Cette équipe a tout ce qu’il faut pour gagner. Les moyens sont là et c’était le bon moment pour moi de rejoindre cette équipe et, je l’espère, de faire la différence — en tout cas, d’apporter un petit plus. Je suis toujours très lié à Jimmy Spithill et j’avais la volonté de revenir un peu à mes racines. Ce qui m’a motivé, c’est la performance de l’équipe. Franchement, il y a un avion de chasse sous le capot. Maintenant, il faut faire en sorte d’être plus constant, comme l’a souligné Quentin. Il y a des pics énormes dans la saison. Quand l’équipe gagne en Allemagne, c’est un événement majeur et une victoire très importante sur le plan sportif. Mais à côté de ça, il y a aussi des bas. Ce que l’on va essayer de faire, c’est de conserver les hauts et de pousser un peu le curseur pour trouver des solutions lorsque ça va moins bien.
Pourquoi tout changer ?
Pour moi, une équipe, c’est une dynamique vivante.
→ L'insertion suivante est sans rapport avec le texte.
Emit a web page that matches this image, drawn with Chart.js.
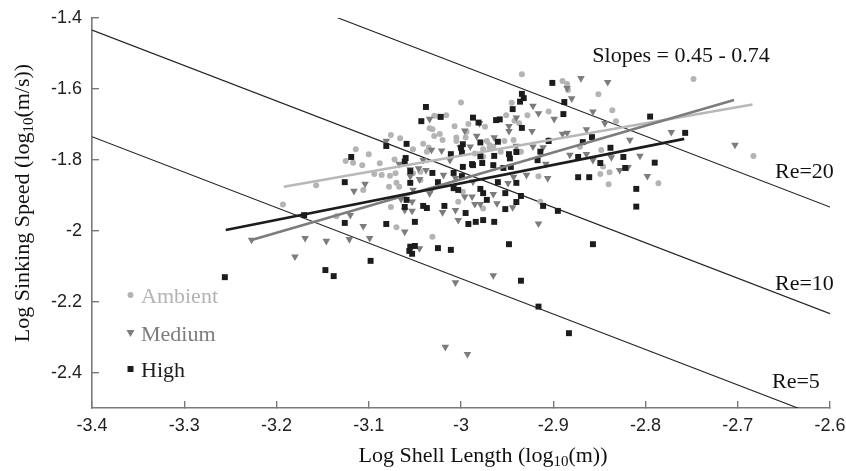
<!DOCTYPE html>
<html lang="en">
<head>
<meta charset="UTF-8">
<title>Log sinking speed vs log shell length</title>
<script src="https://cdn.jsdelivr.net/npm/chart.js"></script>
<style>
  body { margin: 0; background: #fff; }
  #wrap { width: 846px; height: 471px; }
</style>
</head>
<body>
<div id="wrap"><canvas id="speedChart" width="846" height="471"></canvas></div>
<script>
// axis ticks
const xTicks = [-3.4, -3.3, -3.2, -3.1, -3, -2.9, -2.8, -2.7, -2.6];
const yTicks = [-2.4, -2.2, -2, -1.8, -1.6, -1.4];

// groups (legend order)
const groupNames = ['Ambient', 'Medium', 'High'];

// [log10 shell length, log10 sinking speed]
const ambientPts = [
  [-3.193,-1.926],[-3.157,-1.872],[-3.135,-1.959],[-3.125,-1.803],[-3.117,-1.808],[-3.114,-1.770],
  [-3.107,-1.815],[-3.106,-1.885],[-3.100,-1.784],[-3.094,-1.840],[-3.088,-1.810],[-3.086,-1.843],
  [-3.077,-1.845],[-3.078,-1.876],[-3.076,-1.730],[-3.076,-1.933],[-3.072,-1.799],[-3.071,-1.838],
  [-3.070,-1.865],[-3.070,-1.990],[-3.067,-1.876],[-3.066,-1.739],[-3.052,-1.838],[-3.052,-1.770],
  [-3.044,-1.834],[-3.044,-1.857],[-3.041,-1.755],[-3.037,-1.777],[-3.035,-1.765],[-3.034,-1.711],
  [-3.031,-1.714],[-3.031,-2.017],[-3.029,-1.676],[-3.029,-1.733],[-3.024,-1.678],[-3.023,-1.727],
  [-3.020,-1.744],[-3.016,-1.674],[-3.007,-1.705],[-3.005,-1.737],[-3.005,-1.747],[-3.003,-1.918],
  [-3.000,-1.638],[-2.998,-1.890],[-2.995,-1.737],[-2.994,-1.721],[-2.992,-1.699],[-2.985,-1.782],
  [-2.976,-1.791],[-2.976,-1.770],[-2.976,-1.937],[-2.974,-1.707],[-2.972,-1.747],[-2.969,-1.758],
  [-2.969,-1.765],[-2.965,-1.763],[-2.957,-1.777],[-2.953,-1.747],[-2.951,-1.674],[-2.945,-1.639],
  [-2.943,-1.744],[-2.942,-1.690],[-2.940,-1.772],[-2.937,-1.697],[-2.935,-1.777],[-2.934,-1.559],
  [-2.928,-1.674],[-2.916,-1.846],[-2.914,-1.918],[-2.905,-1.664],[-2.905,-1.744],[-2.890,-1.578],
  [-2.885,-1.586],[-2.884,-1.603],[-2.871,-1.763],[-2.851,-1.615],[-2.849,-1.840],[-2.848,-1.772],
  [-2.846,-1.819],[-2.840,-1.869],[-2.839,-1.835],[-2.838,-1.786],[-2.836,-1.660],[-2.832,-1.691],
  [-2.786,-1.866],[-2.748,-1.572],[-2.683,-1.789]
];
const mediumPts = [
  [-3.227,-2.026],[-3.180,-2.073],[-3.169,-2.021],[-3.146,-2.029],[-3.121,-2.024],[-3.120,-1.956],
  [-3.116,-1.888],[-3.106,-1.987],[-3.104,-1.868],[-3.099,-2.021],[-3.081,-1.747],[-3.067,-1.812],
  [-3.065,-1.911],[-3.061,-2.003],[-3.061,-1.942],[-3.055,-1.827],[-3.055,-1.846],[-3.053,-1.918],
  [-3.052,-1.885],[-3.053,-1.944],[-3.046,-1.824],[-3.045,-2.050],[-3.045,-1.855],[-3.041,-1.801],
  [-3.038,-1.829],[-3.034,-1.685],[-3.034,-1.895],[-3.032,-1.772],[-3.032,-1.885],[-3.021,-1.774],
  [-3.020,-1.948],[-3.019,-1.843],[-3.017,-2.328],[-3.012,-1.801],[-3.006,-2.146],[-3.006,-1.942],
  [-3.006,-1.852],[-3.003,-1.970],[-3.001,-1.765],[-2.996,-1.718],[-2.996,-1.904],[-2.993,-2.348],
  [-2.990,-1.763],[-2.988,-1.904],[-2.987,-1.862],[-2.985,-1.925],[-2.983,-1.733],[-2.980,-1.697],
  [-2.979,-1.925],[-2.965,-2.126],[-2.965,-1.897],[-2.964,-1.737],[-2.961,-1.923],[-2.949,-1.866],
  [-2.948,-1.705],[-2.948,-1.719],[-2.944,-1.934],[-2.943,-1.848],[-2.940,-1.681],[-2.940,-1.761],
  [-2.929,-1.843],[-2.923,-1.719],[-2.922,-1.648],[-2.922,-1.763],[-2.916,-1.669],[-2.916,-1.980],
  [-2.911,-1.765],[-2.908,-1.812],[-2.906,-1.852],[-2.899,-1.685],[-2.890,-1.727],[-2.885,-1.598],
  [-2.885,-1.724],[-2.882,-1.786],[-2.880,-1.627],[-2.870,-1.570],[-2.864,-1.714],[-2.864,-1.784],
  [-2.857,-1.664],[-2.857,-1.801],[-2.844,-1.697],[-2.841,-1.581],[-2.837,-1.793],[-2.828,-1.829],
  [-2.819,-1.821],[-2.817,-1.744],[-2.806,-1.789],[-2.798,-1.846],[-2.772,-1.722],[-2.703,-1.758]
];
const highPts = [
  [-3.256,-2.131],[-3.170,-1.956],[-3.147,-2.111],[-3.138,-2.128],[-3.126,-1.863],[-3.126,-1.978],
  [-3.119,-1.792],[-3.098,-2.085],[-3.081,-1.761],[-3.081,-1.981],[-3.061,-1.933],[-3.061,-1.805],
  [-3.060,-1.795],[-3.059,-1.755],[-3.059,-1.913],[-3.055,-1.865],[-3.055,-1.832],[-3.055,-2.045],
  [-3.050,-2.043],[-3.056,-2.057],[-3.053,-2.065],[-3.050,-1.975],[-3.043,-1.691],[-3.041,-1.930],
  [-3.038,-1.651],[-3.037,-1.936],[-3.031,-1.837],[-3.025,-1.863],[-3.025,-2.049],[-3.022,-1.679],
  [-3.018,-1.930],[-3.011,-1.784],[-3.011,-2.054],[-3.008,-1.880],[-3.008,-1.837],[-3.003,-1.885],
  [-2.999,-1.846],[-2.999,-1.780],[-2.998,-1.756],[-2.998,-1.820],[-3.000,-1.766],[-2.995,-1.950],
  [-2.992,-1.981],[-2.988,-1.812],[-2.987,-1.681],[-2.987,-1.815],[-2.984,-1.975],[-2.981,-1.695],
  [-2.979,-1.751],[-2.979,-1.790],[-2.979,-1.882],[-2.977,-1.809],[-2.976,-1.894],[-2.976,-1.970],
  [-2.972,-1.913],[-2.965,-1.815],[-2.964,-1.789],[-2.964,-1.975],[-2.962,-1.688],[-2.960,-1.863],
  [-2.958,-1.686],[-2.960,-1.749],[-2.954,-1.823],[-2.952,-1.939],[-2.952,-1.894],[-2.948,-1.784],
  [-2.947,-1.796],[-2.948,-2.038],[-2.946,-1.820],[-2.944,-1.657],[-2.940,-1.778],[-2.940,-1.919],
  [-2.940,-1.865],[-2.935,-1.902],[-2.935,-2.141],[-2.934,-1.614],[-2.932,-1.626],[-2.936,-1.636],
  [-2.934,-1.710],[-2.917,-1.801],[-2.916,-2.214],[-2.914,-1.777],[-2.911,-1.930],[-2.905,-1.747],
  [-2.901,-1.583],[-2.895,-1.944],[-2.888,-1.637],[-2.889,-1.671],[-2.883,-2.289],[-2.873,-1.849],
  [-2.873,-1.792],[-2.868,-1.750],[-2.861,-1.849],[-2.858,-1.736],[-2.857,-2.038],[-2.849,-1.809],
  [-2.838,-1.766],[-2.824,-1.792],[-2.822,-1.823],[-2.810,-1.882],[-2.810,-1.932],[-2.795,-1.678],
  [-2.790,-1.808],[-2.757,-1.724]
];

// fitted regression lines (end points)
const ambientFit = [[-3.192, -1.876], [-2.684, -1.644]];
const mediumFit = [[-3.227, -2.026], [-2.704, -1.631]];
const highFit = [[-3.255, -1.998], [-2.758, -1.741]];

// constant Reynolds number lines (slope -1)
const reNames = ['Re=20', 'Re=10', 'Re=5'];
const reLines = [
  [[-3.4, -1.133], [-2.6, -1.933]],
  [[-3.4, -1.434], [-2.6, -2.234]],
  [[-3.4, -1.735], [-2.6, -2.535]]
];
const slopeNote = 'Slopes = 0.45 - 0.74';

const SERIF = '"Liberation Serif", "Times New Roman", serif';
const SANS = '"Liberation Sans", Arial, sans-serif';
const AMB = '#b4b4b4', MED = '#7c7c7c', HIGH = '#1c1c1c', AXIS = '#7a7a7a';

const toXY = pts => pts.map(([x, y]) => ({ x, y }));

function drawMarker(ctx, shape, x, y, color) {
  ctx.fillStyle = color;
  ctx.beginPath();
  if (shape === 'circle') {
    ctx.arc(x, y, 3, 0, Math.PI * 2);
  } else if (shape === 'triangle') {
    ctx.moveTo(x - 4, y - 3);
    ctx.lineTo(x + 4, y - 3);
    ctx.lineTo(x, y + 4);
    ctx.closePath();
  } else {
    ctx.rect(x - 3, y - 3, 6, 6);
  }
  ctx.fill();
}

// text with a "10" subscript; parts = [[text, isSub], ...]
function drawSubText(ctx, parts, x, y, size) {
  const fontFor = sub => (sub ? Math.round(size * 0.66) : size) + 'px ' + SERIF;
  const widths = parts.map(([t, sub]) => { ctx.font = fontFor(sub); return ctx.measureText(t).width; });
  let cx = x - widths.reduce((a, b) => a + b, 0) / 2;
  ctx.textAlign = 'left';
  parts.forEach(([t, sub], i) => {
    ctx.font = fontFor(sub);
    ctx.fillText(t, cx, sub ? y + size * 0.18 : y);
    cx += widths[i];
  });
}

const decor = {
  id: 'decor',
  afterDraw(chart) {
    const { ctx, chartArea: a, scales: { x, y } } = chart;
    ctx.save();
    ctx.fillStyle = '#111';
    ctx.textBaseline = 'alphabetic';

    // annotations
    ctx.font = '22px ' + SERIF;
    ctx.textAlign = 'center';
    ctx.fillText(slopeNote, x.getPixelForValue(-2.7615), y.getPixelForValue(-1.524));
    ctx.textAlign = 'left';
    const reAt = [[-2.6596, -1.851], [-2.6596, -2.167], [-2.6629, -2.443]];
    reNames.forEach((t, i) => ctx.fillText(t, x.getPixelForValue(reAt[i][0]), y.getPixelForValue(reAt[i][1])));

    // legend, lower left inside the plot
    const shapes = ['circle', 'triangle', 'square'];
    const colors = [AMB, MED, HIGH];
    const rowY = [277, 315, 351];
    groupNames.forEach((name, i) => {
      const cy = a.top + rowY[i];
      drawMarker(ctx, shapes[i], a.left + 38.5, cy, colors[i]);
      ctx.fillStyle = colors[i];
      ctx.font = '22px ' + SERIF;
      ctx.textAlign = 'left';
      ctx.fillText(name, a.left + 49, cy + 7.5);
    });

    // axis titles
    ctx.fillStyle = '#111';
    drawSubText(ctx, [['Log Shell Length (log', false], ['10', true], ['(m))', false]], 483, 462, 22);
    ctx.translate(29, 203);
    ctx.rotate(-Math.PI / 2);
    drawSubText(ctx, [['Log Sinking Speed (log', false], ['10', true], ['(m/s))', false]], 0, 0, 22);
    ctx.restore();
  }
};

const lineSet = (data, color, width) => ({
  type: 'line', data: toXY(data), showLine: true, borderColor: color, borderWidth: width,
  pointRadius: 0, fill: false, tension: 0
});

const fmt = v => String(Math.round(v * 10) / 10);

new Chart(document.getElementById('speedChart'), {
  type: 'scatter',
  data: {
    datasets: [
      lineSet(highFit, HIGH, 2.6),
      lineSet(mediumFit, MED, 2.6),
      lineSet(ambientFit, '#b8b8b8', 2.6),
      { label: groupNames[2], data: toXY(highPts), pointStyle: 'rect', pointRadius: 4.2,
        backgroundColor: HIGH, borderWidth: 0 },
      { label: groupNames[1], data: toXY(mediumPts), pointStyle: 'triangle', pointRotation: 180,
        pointRadius: 4.4, backgroundColor: MED, borderWidth: 0 },
      { label: groupNames[0], data: toXY(ambientPts), pointStyle: 'circle', pointRadius: 3,
        backgroundColor: AMB, borderWidth: 0 },
      ...reLines.map(l => lineSet(l, '#222', 1.1))
    ]
  },
  options: {
    responsive: false,
    animation: false,
    devicePixelRatio: 1,
    layout: { padding: { top: 18, right: 16, left: 0, bottom: 0 } },
    plugins: { legend: { display: false }, tooltip: { enabled: false } },
    scales: {
      x: {
        type: 'linear', min: -3.4, max: -2.6,
        afterBuildTicks: s => { s.ticks = xTicks.map(v => ({ value: v })); },
        afterFit: s => { s.height = 63; s.paddingLeft = 0; s.paddingRight = 0; },
        border: { display: true, color: AXIS, width: 1.6 },
        grid: { drawOnChartArea: false, drawTicks: true, tickLength: -7, color: AXIS, lineWidth: 1.4 },
        ticks: { padding: 14, color: '#222', font: { family: SANS, size: 18 }, callback: fmt, maxRotation: 0 }
      },
      y: {
        type: 'linear', min: -2.5, max: -1.4,
        afterBuildTicks: s => { s.ticks = yTicks.map(v => ({ value: v })); },
        afterFit: s => { s.width = 92; s.paddingTop = 0; s.paddingBottom = 0; },
        border: { display: true, color: AXIS, width: 1.6 },
        grid: { drawOnChartArea: false, drawTicks: true, tickLength: -7, color: AXIS, lineWidth: 1.4 },
        ticks: { padding: 17, color: '#222', font: { family: SANS, size: 18 }, callback: fmt }
      }
    }
  },
  plugins: [decor]
});
</script>
</body>
</html>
Il y a des interactions et des cycles. Refaire la même chose avec les mêmes personnes en espérant des résultats différents, c’est compliqué. Cela fait quatre ans que l’équipe fonctionne dans la même configuration et sa dynamique avait besoin d’un boost. C’est la conclusion à laquelle nous sommes arrivés. Il fallait apporter du changement pour obtenir autre chose. On va peut-être repartir d’un peu plus bas, mais c’est pour monter plus haut.
Leigh a une expérience énorme qui va apporter une autre perspective, une autre dimension à l’équipe. Bruno est dans les tuyaux depuis pas mal d’années. Il possède une expérience de dériveur de très haut niveau et navigue depuis longtemps sur des supports volants, que ce soit en ETF26 ou en GC32, notamment dans la sphère d’Erik Maris avec Zoulou. Il a une grosse expérience de régleur, avec un véritable profil de régleur-tacticien. On a pensé que c’était un bon pari. On n’a pas trop de doutes sur sa capacité d’adaptation. Il est très solide, très physique, et il a déjà navigué sur un F50 lors de la première saison de SailGP.
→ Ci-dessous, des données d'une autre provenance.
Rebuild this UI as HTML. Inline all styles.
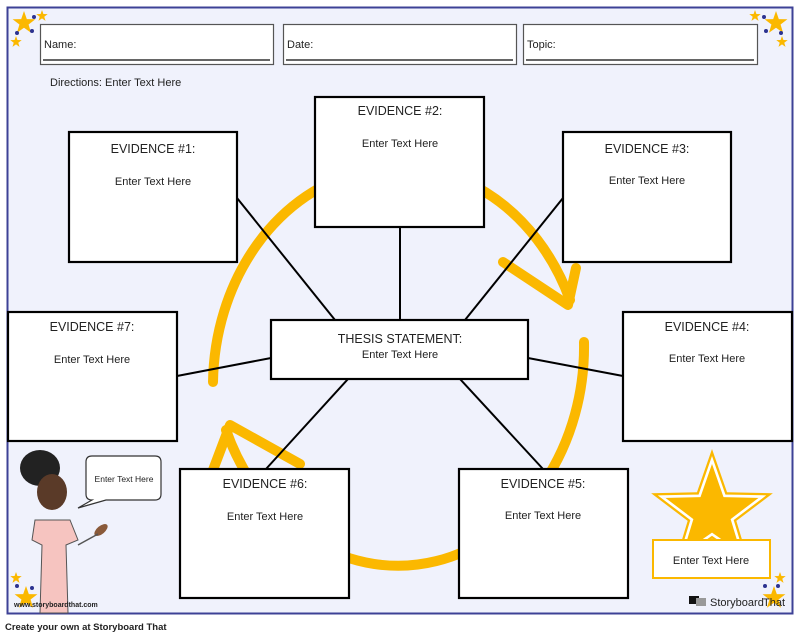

C’est toi qui vas parler à l’oreillette de Quentin, avec Philippe ?
Philippe conserve son rôle de coach et moi, j’apporte une vision un peu plus extérieure. Le coach dans le booth a un rôle de stratège : il est partie prenante de toutes les décisions et pleinement dans la dynamique. Il a une vision très géométrique. J’ai été le premier à mettre en place ce système avec le SailGP. J’ai effectué tous les tests et j’en connais aussi les limites, lorsque l’on est vraiment drivé par une géométrie pure.
Ce que j’ai partagé avec Philippe et Quentin, c’est l’idée que Quentin redevienne un peu plus tacticien — pas forcément dans la décision — mais parce que tu sens le bateau, tu vois des choses que l’on ne perçoit pas derrière un écran. Nous devons donc améliorer la communication, faire davantage parler Quentin et le bateau. Plus on verbalise ce que l’on ressent, plus l’information géométrique devient utile. C’est ce que l’on va essayer de mettre en place. Le rôle du coach en booth est génial et essentiel, mais parfois aussi très biaisé. On zoome sans cesse sur les situations et on manque de recul, de feeling. Il faut que ce soit une balance, un véritable dialogue entre les deux parties.
Philippe continuera d’être la voix de la raison et moi, je serai là pour le challenger, pour apporter ma pierre à l’édifice, notamment dans des phases bien identifiées comme les départs. C’est Philippe qui parlera au bateau. On conserve la cellule de décision.
Quelle est la différence entre Quentin Delapierre et Jimmy Spithill ?
Il faut me laisser le temps de le découvrir. Chaque skipper a une personnalité complètement différente. Honnêtement, je ne pense pas qu’il y ait deux individus similaires à Jimmy dans ce monde. Il est assez particulier, et chacun a ses qualités. Jimmy vient du monde du match race et de la Coupe très jeune. Quentin, lui, a connu des expériences multiples, notamment olympiques. Je vois pas mal de similitudes dans l’engagement, la volonté et le leadership. On parle souvent des skippers, mais il s’agit avant tout d’un équipage, et pour le mener, ce leadership est essentiel.